DATASET CONTENT:
>> Start
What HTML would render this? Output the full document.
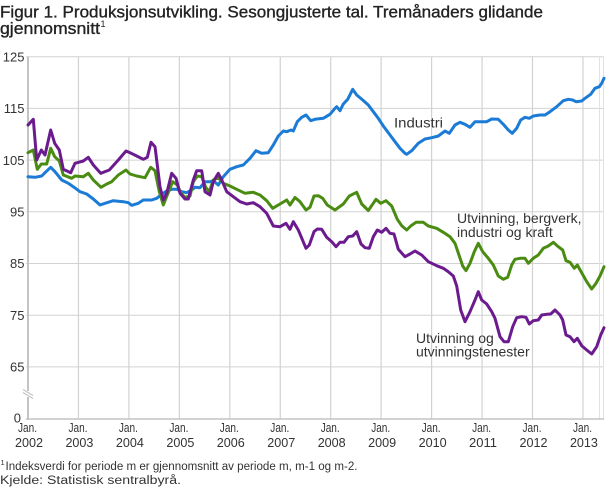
<!DOCTYPE html>
<html>
<head>
<meta charset="utf-8">
<style>
  html,body{margin:0;padding:0;background:#fff;}
  svg{display:block;}
  text{font-family:"Liberation Sans","DejaVu Sans",sans-serif;fill:#333;}
</style>
</head>
<body>
<svg width="610" height="488" viewBox="0 0 610 488" xmlns="http://www.w3.org/2000/svg">
  <rect x="0" y="0" width="610" height="488" fill="#fff"/>

  <!-- Title -->
  <text x="0" y="17.5" font-size="17" textLength="543" lengthAdjust="spacingAndGlyphs" style="fill:#222;stroke:#222;stroke-width:0.35">Figur 1. Produksjonsutvikling. Sesongjusterte tal. Tremånaders glidande</text>
  <text x="0" y="34" font-size="17" textLength="100" lengthAdjust="spacingAndGlyphs" style="fill:#222;stroke:#222;stroke-width:0.35">gjennomsnitt</text>
  <text x="100.5" y="27" font-size="9" style="fill:#222">1</text>

  <!-- Horizontal gridlines -->
  <g stroke="#d2d2d2" stroke-width="1">
    <line x1="26" y1="56.7" x2="604" y2="56.7"/>
    <line x1="26" y1="108.4" x2="604" y2="108.4"/>
    <line x1="26" y1="160.1" x2="604" y2="160.1"/>
    <line x1="26" y1="211.8" x2="604" y2="211.8"/>
    <line x1="26" y1="263.5" x2="604" y2="263.5"/>
    <line x1="26" y1="315.2" x2="604" y2="315.2"/>
    <line x1="26" y1="366.9" x2="604" y2="366.9"/>
  </g>
  <!-- Vertical gridlines -->
  <g stroke="#d2d2d2" stroke-width="1.2">
    <line x1="78.45" y1="56.7" x2="78.45" y2="419"/>
    <line x1="128.9" y1="56.7" x2="128.9" y2="419"/>
    <line x1="179.35" y1="56.7" x2="179.35" y2="419"/>
    <line x1="229.8" y1="56.7" x2="229.8" y2="419"/>
    <line x1="280.25" y1="56.7" x2="280.25" y2="419"/>
    <line x1="330.7" y1="56.7" x2="330.7" y2="419"/>
    <line x1="381.15" y1="56.7" x2="381.15" y2="419"/>
    <line x1="431.6" y1="56.7" x2="431.6" y2="419"/>
    <line x1="482.05" y1="56.7" x2="482.05" y2="419"/>
    <line x1="532.5" y1="56.7" x2="532.5" y2="419"/>
    <line x1="582.95" y1="56.7" x2="582.95" y2="419"/>
  </g>
  <g stroke="#e2e2e2" stroke-width="1">
    <line x1="599.5" y1="56.7" x2="599.5" y2="419"/>
    <line x1="603.5" y1="56.7" x2="603.5" y2="419"/>
  </g>

  <!-- Axes -->
  <line x1="28" y1="56.7" x2="28" y2="420" stroke="#c4c4c4" stroke-width="2"/>
  <line x1="26" y1="419" x2="604" y2="419" stroke="#c4c4c4" stroke-width="1.5"/>
  <!-- axis break -->
  <rect x="25" y="391" width="6" height="6" fill="#fff"/>
  <g stroke="#c4c4c4" stroke-width="1.2">
    <line x1="23" y1="389.5" x2="33" y2="395.5"/>
    <line x1="23" y1="392.5" x2="33" y2="398.5"/>
  </g>

  <!-- Y labels -->
  <g font-size="13" text-anchor="end">
    <text x="24.5" y="61.4">125</text>
    <text x="24.5" y="113.1">115</text>
    <text x="24.5" y="164.8">105</text>
    <text x="24.5" y="216.5">95</text>
    <text x="24.5" y="268.2">85</text>
    <text x="24.5" y="319.9">75</text>
    <text x="24.5" y="371.6">65</text>
    <text x="21" y="422.5">0</text>
  </g>

  <!-- X labels -->
  <g font-size="13" text-anchor="middle">
    <text x="27.5" y="432" textLength="19" lengthAdjust="spacingAndGlyphs">Jan.</text>
    <text x="78" y="432" textLength="19" lengthAdjust="spacingAndGlyphs">Jan.</text>
    <text x="128.4" y="432" textLength="19" lengthAdjust="spacingAndGlyphs">Jan.</text>
    <text x="178.9" y="432" textLength="19" lengthAdjust="spacingAndGlyphs">Jan.</text>
    <text x="229.3" y="432" textLength="19" lengthAdjust="spacingAndGlyphs">Jan.</text>
    <text x="279.8" y="432" textLength="19" lengthAdjust="spacingAndGlyphs">Jan.</text>
    <text x="330.2" y="432" textLength="19" lengthAdjust="spacingAndGlyphs">Jan.</text>
    <text x="380.7" y="432" textLength="19" lengthAdjust="spacingAndGlyphs">Jan.</text>
    <text x="431.1" y="432" textLength="19" lengthAdjust="spacingAndGlyphs">Jan.</text>
    <text x="481.6" y="432" textLength="19" lengthAdjust="spacingAndGlyphs">Jan.</text>
    <text x="532" y="432" textLength="19" lengthAdjust="spacingAndGlyphs">Jan.</text>
    <text x="582.5" y="432" textLength="19" lengthAdjust="spacingAndGlyphs">Jan.</text>

    <text x="29" y="447" textLength="28" lengthAdjust="spacingAndGlyphs">2002</text>
    <text x="79.45" y="447" textLength="28" lengthAdjust="spacingAndGlyphs">2003</text>
    <text x="129.9" y="447" textLength="28" lengthAdjust="spacingAndGlyphs">2004</text>
    <text x="180.35" y="447" textLength="28" lengthAdjust="spacingAndGlyphs">2005</text>
    <text x="230.8" y="447" textLength="28" lengthAdjust="spacingAndGlyphs">2006</text>
    <text x="281.25" y="447" textLength="28" lengthAdjust="spacingAndGlyphs">2007</text>
    <text x="331.7" y="447" textLength="28" lengthAdjust="spacingAndGlyphs">2008</text>
    <text x="382.15" y="447" textLength="28" lengthAdjust="spacingAndGlyphs">2009</text>
    <text x="432.6" y="447" textLength="28" lengthAdjust="spacingAndGlyphs">2010</text>
    <text x="483.05" y="447" textLength="28" lengthAdjust="spacingAndGlyphs">2011</text>
    <text x="533.5" y="447" textLength="28" lengthAdjust="spacingAndGlyphs">2012</text>
    <text x="583.95" y="447" textLength="28" lengthAdjust="spacingAndGlyphs">2013</text>
  </g>

  <!-- Series -->
  <g fill="none" stroke-width="3" stroke-linejoin="round" stroke-linecap="round">
    <!-- Industri (blue) -->
    <polyline stroke="#1b7bd6" points="28,176.7 35,177.3 41.7,176 46,171.7 50.7,167.3 55,171.7 61.7,180 68.3,183.3 73.3,186.7 80,191.7 86.7,194 93.3,199 100,205 105,203.3 113.3,200.7 123.3,201.7 128.3,202.7 131.7,205.3 138.3,203.3 143.3,200 151.7,200 156.7,198.3 161.7,194.3 166.7,191 171.7,189.3 176.7,189.3 181.7,191.7 186.7,192.7 191.7,190 195,187.3 200,187.7 205,181.7 210,181.7 213.3,180.7 218.3,185 223.3,176.7 230,169.3 236.7,166.7 243.3,165 250,158.3 256,150.7 261.7,153.3 268.3,152.7 273.3,145 278.3,136 283.3,131 286.7,131.7 291,130 293.3,131 297.3,121.7 301.7,117.3 306,115 310.7,120.7 315,119.3 323.3,118.3 330,114.3 335,108.3 336.7,106.7 340,110.7 343.3,104 347.7,99.3 352.7,89.3 356.7,95 362.7,100 368.3,105 373.3,111.7 378.3,118.3 383.3,126 390,135 395,141.7 400,148.3 405,153.3 406.7,154.3 411.7,150.7 418.3,143.3 425,139 431.7,137.7 438.3,136 445,131 449.3,133.3 455,125 460,122.3 465,124.3 470,127.3 475,121.7 486.7,121.7 491.7,119 498.3,119.3 503.3,124.3 508.3,130 512.3,133.3 516.7,128.3 520.7,120 525,117.3 529.3,118.3 533.3,116 540,115 545,115 550,111.7 556.7,106.7 563.3,100.7 568.3,99.3 572.7,100 576,101.7 581.7,101 585,98.3 590.7,94.3 595,88.3 599.3,86.7 601.7,83.3 604,78.3"/>
    <!-- Utvinning, bergverk, industri og kraft (green) -->
    <polyline stroke="#4a8c12" points="28,152.7 33.3,150 37.3,169.3 41.3,164 46.7,164 50.7,148.3 54.7,156.7 59.3,161 63.3,175 71.7,178.3 75,176 83.3,176.7 88.3,173.3 93.3,180 101,187.3 106.7,184 111.7,181.7 118.3,175 126,170 130,174 136.7,176 145,177.7 150.7,167.3 155,170.7 159.3,191.7 163.3,205 167.3,195 172.7,181.7 177.3,185 181,193.3 185,197.3 190,196 193.3,181.7 197.3,176 201.7,176.7 205.7,187.3 209.3,191.7 213.3,180 218.3,177.7 223.3,183.3 230,186 236.7,189.3 245,193.3 253.3,192.3 260,195 266.7,200.7 272.7,208.3 280,204 286.7,200 290,205 295,197.5 300,201.7 306,210 310,207.3 314,196 318.3,195.7 322.7,198.3 327.3,205 335,210 343.3,204 349.3,196 356.7,192.3 361.7,204 368.3,210.5 376,199.3 380.7,203.3 386,200.7 391.7,206 397.3,219.3 401.7,225.7 406.7,230 410.7,226 416,222.3 423.3,222.3 428.3,226 436.7,228.3 443.3,232.3 450,236.7 455,243.3 458.3,253 462.7,266 466,270.7 470,263.3 474.3,251.7 478.3,243.3 482.7,251.7 488.3,258.3 493.3,265 498.3,276 503.3,279.3 507.7,277.3 511.7,265 515,259.3 520,258.3 525,258.3 528.3,263.3 533.3,258.3 538.3,255 543.3,248.3 548.3,246 553.3,242.3 558.3,246.7 562.7,250 566,260.7 570,262.3 574.3,268.3 577.3,265 581.7,272.7 586.7,281.7 591.7,289 596,283.3 600,276 604,266.7"/>
    <!-- Utvinning og utvinningstenester (purple) -->
    <polyline stroke="#6b1b8e" points="28,125 33.3,119.3 36.7,160 41.3,150 45,155 50.7,130 54.7,143.3 59.3,150 63.3,169.3 70.7,172.7 75,163.3 83.3,161 88.3,157.3 93.3,165 100.7,173.3 109.3,170 118.3,160 126,151 130,152.7 136.7,156 143.3,159.3 147.3,157.3 151,142.3 155,146.7 160,186.7 163.3,200 166.7,193.3 171.7,173.3 176,178.3 180,193.3 185,199 188.3,199 193.3,180 196.7,170.7 201.7,170.7 205,191.7 210,195 213.3,181.7 218.3,173.3 221.7,180 226.7,191.7 233.3,196.7 240,201.7 246.7,204 253.3,202.7 260,206.7 266.7,213.3 273.3,226 280,226.7 286,223.3 290,229.3 293.3,221.7 298.3,230 306,248.3 309.3,245 314,231.7 317.3,229 321.7,229.3 326.7,237.3 331.7,241.7 336,246.7 340,242.3 344,242.3 348.3,236.7 352.7,236 356.7,231.7 361,244 365,247.7 369.3,248.3 373.3,236.7 377.3,230 381.7,232.3 386,228.3 390,233.3 394,234 398.3,249.3 405,256.7 410,254 415,251 421.7,255 428.3,261.7 436.7,265.7 443.3,268.3 448.3,271.7 453.3,276 456.7,286 460.7,310 465,321.7 470,311.7 475,300 478.3,291.7 481.7,300 486.7,304 491.7,311.7 495,318.3 500,336.7 504,341.7 508.3,341.7 512.7,326.7 516.7,317.7 521.7,316.7 526,317.3 529.3,324 533.3,320.7 538.3,320 541.7,315 546.7,314.3 550.7,314 555,310 560,315 562.7,320 566,335 570,336.7 574,341.7 577.3,338.3 581.7,345.7 586.7,350 591.7,354 596.7,346.7 600.7,335 604,327.7"/>
  </g>

  <!-- Series labels -->
  <g font-size="14" style="fill:#333">
    <text x="394" y="127.5" textLength="49" lengthAdjust="spacingAndGlyphs">Industri</text>
    <text x="457" y="223">Utvinning, bergverk,</text>
    <text x="457" y="237">industri og kraft</text>
    <text x="416" y="343">Utvinning og</text>
    <text x="416" y="356.5">utvinningstenester</text>
  </g>

  <!-- Footnotes -->
  <text x="0.5" y="465" font-size="7.5">1</text>
  <text x="5.5" y="470" font-size="11.5" textLength="352" lengthAdjust="spacingAndGlyphs">Indeksverdi for periode m er gjennomsnitt av periode m, m-1 og m-2.</text>
  <text x="0" y="484" font-size="11.5" textLength="181" lengthAdjust="spacingAndGlyphs">Kjelde: Statistisk sentralbyrå.</text>
</svg>
</body>
</html>
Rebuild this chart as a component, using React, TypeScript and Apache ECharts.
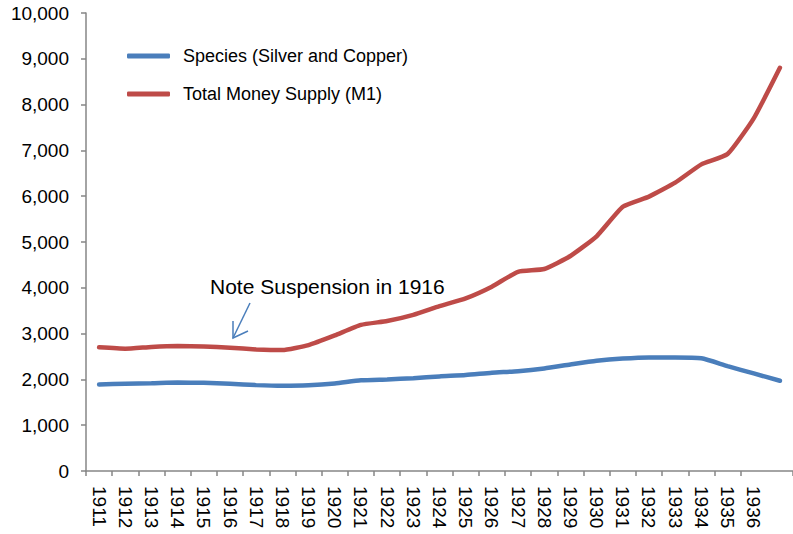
import React, { useEffect, useRef } from "react";
import * as echarts from "echarts";

const years = [
  "1911", "1912", "1913", "1914", "1915", "1916", "1917", "1918", "1919", "1920",
  "1921", "1922", "1923", "1924", "1925", "1926", "1927", "1928", "1929", "1930",
  "1931", "1932", "1933", "1934", "1935", "1936", "1937",
];

const species = [
  1890, 1905, 1915, 1930, 1925, 1905, 1875, 1860, 1870, 1910,
  1980, 2000, 2025, 2065, 2095, 2145, 2180, 2240, 2325, 2405,
  2455, 2480, 2480, 2460, 2290, 2130, 1970,
];

const totalM1 = [
  2700, 2670, 2710, 2730, 2720, 2690, 2655, 2640, 2750, 2960,
  3190, 3275, 3410, 3600, 3770, 4025, 4350, 4410, 4695, 5125,
  5770, 5990, 6295, 6695, 6920, 7700, 8805,
];

const seriesNames = ["Species (Silver and Copper)", "Total Money Supply (M1)"];
const annotation = "Note Suspension in 1916";

const BLUE = "#4A7EBB";
const RED = "#BE4B48";
const FONT = "'Liberation Sans', Arial, Helvetica, sans-serif";

export default function App() {
  const ref = useRef<HTMLDivElement>(null);

  useEffect(() => {
    if (!ref.current) return;
    const chart = echarts.init(ref.current, null, { renderer: "svg" });
    chart.setOption({
      animation: false,
      backgroundColor: "#ffffff",
      textStyle: { fontFamily: FONT },
      grid: { left: 86, top: 13, bottom: 63, right: -4 },
      legend: {
        orient: "vertical",
        left: 127,
        top: 46,
        padding: 0,
        itemWidth: 43,
        itemHeight: 5,
        itemGap: 18,
        icon: "roundRect",
        textStyle: { fontSize: 18, color: "#000", fontFamily: FONT, lineHeight: 20, padding: [0, 0, 0, 8] },
        data: seriesNames,
      },
      xAxis: {
        type: "category",
        data: years,
        boundaryGap: true,
        axisLine: { lineStyle: { color: "#868686", width: 1.5 } },
        axisTick: { show: true, length: 5, lineStyle: { color: "#868686", width: 1.5 } },
        axisLabel: {
          rotate: -90,
          interval: (idx: number) => idx < years.length - 1,
          fontSize: 19,
          color: "#000",
          fontFamily: FONT,
          margin: 15,
        },
        splitLine: { show: false },
      },
      yAxis: {
        type: "value",
        min: 0,
        max: 10000,
        interval: 1000,
        axisLine: { show: true, lineStyle: { color: "#868686", width: 1.5 } },
        axisTick: { show: true, length: 5, lineStyle: { color: "#868686", width: 1.5 } },
        axisLabel: {
          fontSize: 19,
          color: "#000",
          fontFamily: FONT,
          margin: 17,
          formatter: (v: number) => v.toLocaleString("en-US"),
        },
        splitLine: { show: false },
      },
      series: [
        {
          name: seriesNames[0],
          type: "line",
          data: species,
          symbol: "none",
          smooth: 0.2,
          color: BLUE,
          lineStyle: { color: BLUE, width: 4.5, cap: "round" },
        },
        {
          name: seriesNames[1],
          type: "line",
          data: totalM1,
          symbol: "none",
          smooth: 0.15,
          color: RED,
          lineStyle: { color: RED, width: 4.5, cap: "round" },
        },
      ],
      graphic: [
        {
          type: "text",
          left: 210,
          top: 276,
          style: { text: annotation, fontSize: 21, fontFamily: FONT, fill: "#000" },
        },
        {
          type: "polyline",
          shape: { points: [[250, 303], [233, 338]] },
          style: { stroke: BLUE, lineWidth: 1.5, fill: "none" },
        },
        {
          type: "polyline",
          shape: { points: [[233, 321], [233, 338], [248, 331]] },
          style: { stroke: BLUE, lineWidth: 1.5, fill: "none" },
        },
      ],
    });
    return () => chart.dispose();
  }, []);

  return <div ref={ref} style={{ width: 793, height: 534, position: "absolute", left: 0, top: 0 }} />;
}
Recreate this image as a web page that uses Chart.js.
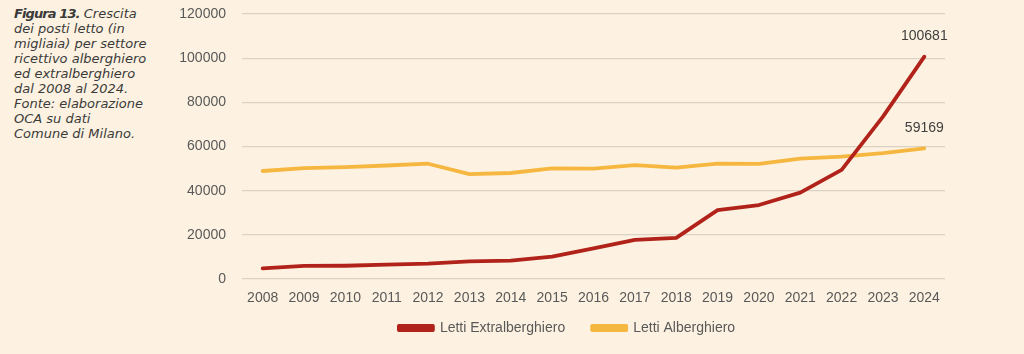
<!DOCTYPE html>
<html>
<head>
<meta charset="utf-8">
<script src="https://cdn.jsdelivr.net/npm/chart.js@4.4.1/dist/chart.umd.min.js"></script>
<style>
  html, body { margin: 0; padding: 0; background: #FDF2E1; }
  body { width: 1024px; height: 354px; position: relative; overflow: hidden; }
  #caption {
    position: absolute; left: 14px; top: 6px; width: 170px; white-space: nowrap;
    font-family: "DejaVu Sans", sans-serif; font-style: italic;
    font-size: 13px; line-height: 15px; color: #3a3a3a;
  }
  #caption b { font-weight: 700; letter-spacing: -0.9px; }
  #wrap { position: absolute; left: 0; top: 0; width: 1024px; height: 354px; }
</style>
</head>
<body>
<div id="caption"><b>Figura 13.</b> Crescita<br>dei posti letto (in<br>migliaia) per settore<br>ricettivo alberghiero<br>ed extralberghiero<br>dal 2008 al 2024.<br>Fonte: elaborazione<br>OCA su dati<br>Comune di Milano.</div>
<div id="wrap"><canvas id="c" width="1024" height="354"></canvas></div>
<script>
const years = ["2008","2009","2010","2011","2012","2013","2014","2015","2016","2017","2018","2019","2020","2021","2022","2023","2024"];
const extralberghiero = [4800, 5900, 6000, 6500, 7000, 8000, 8300, 10100, 13900, 17700, 18600, 31200, 33500, 39100, 49400, 73500, 100681];
const alberghiero = [48900, 50200, 50700, 51400, 52200, 47500, 48000, 50100, 50000, 51600, 50400, 52200, 52100, 54500, 55400, 57000, 59169];
const seriesNames = ["Letti Extralberghiero", "Letti Alberghiero"];
const yTicks = [0, 20000, 40000, 60000, 80000, 100000, 120000];

const RED = "#B1231A";
const YEL = "#F6B740";
const TXT = "#595959";
const SANS = "'Liberation Sans', Arial, sans-serif";

const lastLabels = {
  id: "lastLabels",
  afterDatasetsDraw(chart) {
    const ctx = chart.ctx;
    ctx.save();
    ctx.font = "14px " + SANS;
    ctx.fillStyle = "#404040";
    ctx.textAlign = "center";
    ctx.textBaseline = "middle";
    chart.data.datasets.forEach((ds, i) => {
      const meta = chart.getDatasetMeta(i);
      const n = ds.data.length - 1;
      const pt = meta.data[n];
      ctx.fillText(String(ds.data[n]), pt.x, pt.y - 20.5);
    });
    ctx.restore();
  }
};

const noClip = (s) => { s._computeLabelArea = () => undefined; };

new Chart(document.getElementById("c"), {
  type: "line",
  data: {
    labels: years,
    datasets: [
      { label: seriesNames[0], data: extralberghiero, borderColor: RED, backgroundColor: RED, borderWidth: 3.8, pointRadius: 0, tension: 0, borderCapStyle: "round", borderJoinStyle: "round" },
      { label: seriesNames[1], data: alberghiero, borderColor: YEL, backgroundColor: YEL, borderWidth: 3.8, pointRadius: 0, tension: 0, borderCapStyle: "round", borderJoinStyle: "round" }
    ]
  },
  options: {
    responsive: false,
    animation: false,
    devicePixelRatio: 1,
    layout: { padding: { left: 189, right: 79, top: 14, bottom: 9 } },
    plugins: {
      tooltip: { enabled: false },
      legend: {
        position: "bottom",
        labels: {
          boxWidth: 34, boxHeight: 4, padding: 27,
          color: TXT,
          font: { family: SANS, size: 14 }
        }
      }
    },
    scales: {
      x: {
        offset: true,
        grid: { display: false, drawTicks: false },
        border: { display: false },
        ticks: { color: TXT, padding: 11, maxRotation: 0, autoSkip: false,
                 font: { family: SANS, size: 14 } },
        afterFit(s) { s.height = 15; s.paddingLeft = 0; s.paddingRight = 0; noClip(s); }
      },
      y: {
        min: 0, max: 120000,
        afterBuildTicks(s) { s.ticks = yTicks.map(v => ({ value: v })); },
        grid: { color: "#DBD1C4", lineWidth: 1.2, drawTicks: false },
        border: { display: false },
        ticks: { color: TXT, padding: 16, callback: (v) => String(v),
                 font: { family: SANS, size: 14 } },
        afterFit(s) { s.width = 53; s.paddingTop = 0; s.paddingBottom = 0; noClip(s); }
      }
    }
  },
  plugins: [lastLabels]
});
</script>
</body>
</html>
>> End
Using the entries above, write out exactly the lines from the one with "Rebuild this chart" through the one with "const ref = useRef<HTMLDivElement>(null);", ends included. Leave out any pictures.

Rebuild this chart as a component, using React, TypeScript and Apache ECharts.
import React, { useEffect, useRef } from "react";
import * as echarts from "echarts";

const years = [
  "1911", "1912", "1913", "1914", "1915", "1916", "1917", "1918", "1919", "1920",
  "1921", "1922", "1923", "1924", "1925", "1926", "1927", "1928", "1929", "1930",
  "1931", "1932", "1933", "1934", "1935", "1936", "1937",
];

const species = [
  1890, 1905, 1915, 1930, 1925, 1905, 1875, 1860, 1870, 1910,
  1980, 2000, 2025, 2065, 2095, 2145, 2180, 2240, 2325, 2405,
  2455, 2480, 2480, 2460, 2290, 2130, 1970,
];

const totalM1 = [
  2700, 2670, 2710, 2730, 2720, 2690, 2655, 2640, 2750, 2960,
  3190, 3275, 3410, 3600, 3770, 4025, 4350, 4410, 4695, 5125,
  5770, 5990, 6295, 6695, 6920, 7700, 8805,
];

const seriesNames = ["Species (Silver and Copper)", "Total Money Supply (M1)"];
const annotation = "Note Suspension in 1916";

const BLUE = "#4A7EBB";
const RED = "#BE4B48";
const FONT = "'Liberation Sans', Arial, Helvetica, sans-serif";

export default function App() {
  const ref = useRef<HTMLDivElement>(null);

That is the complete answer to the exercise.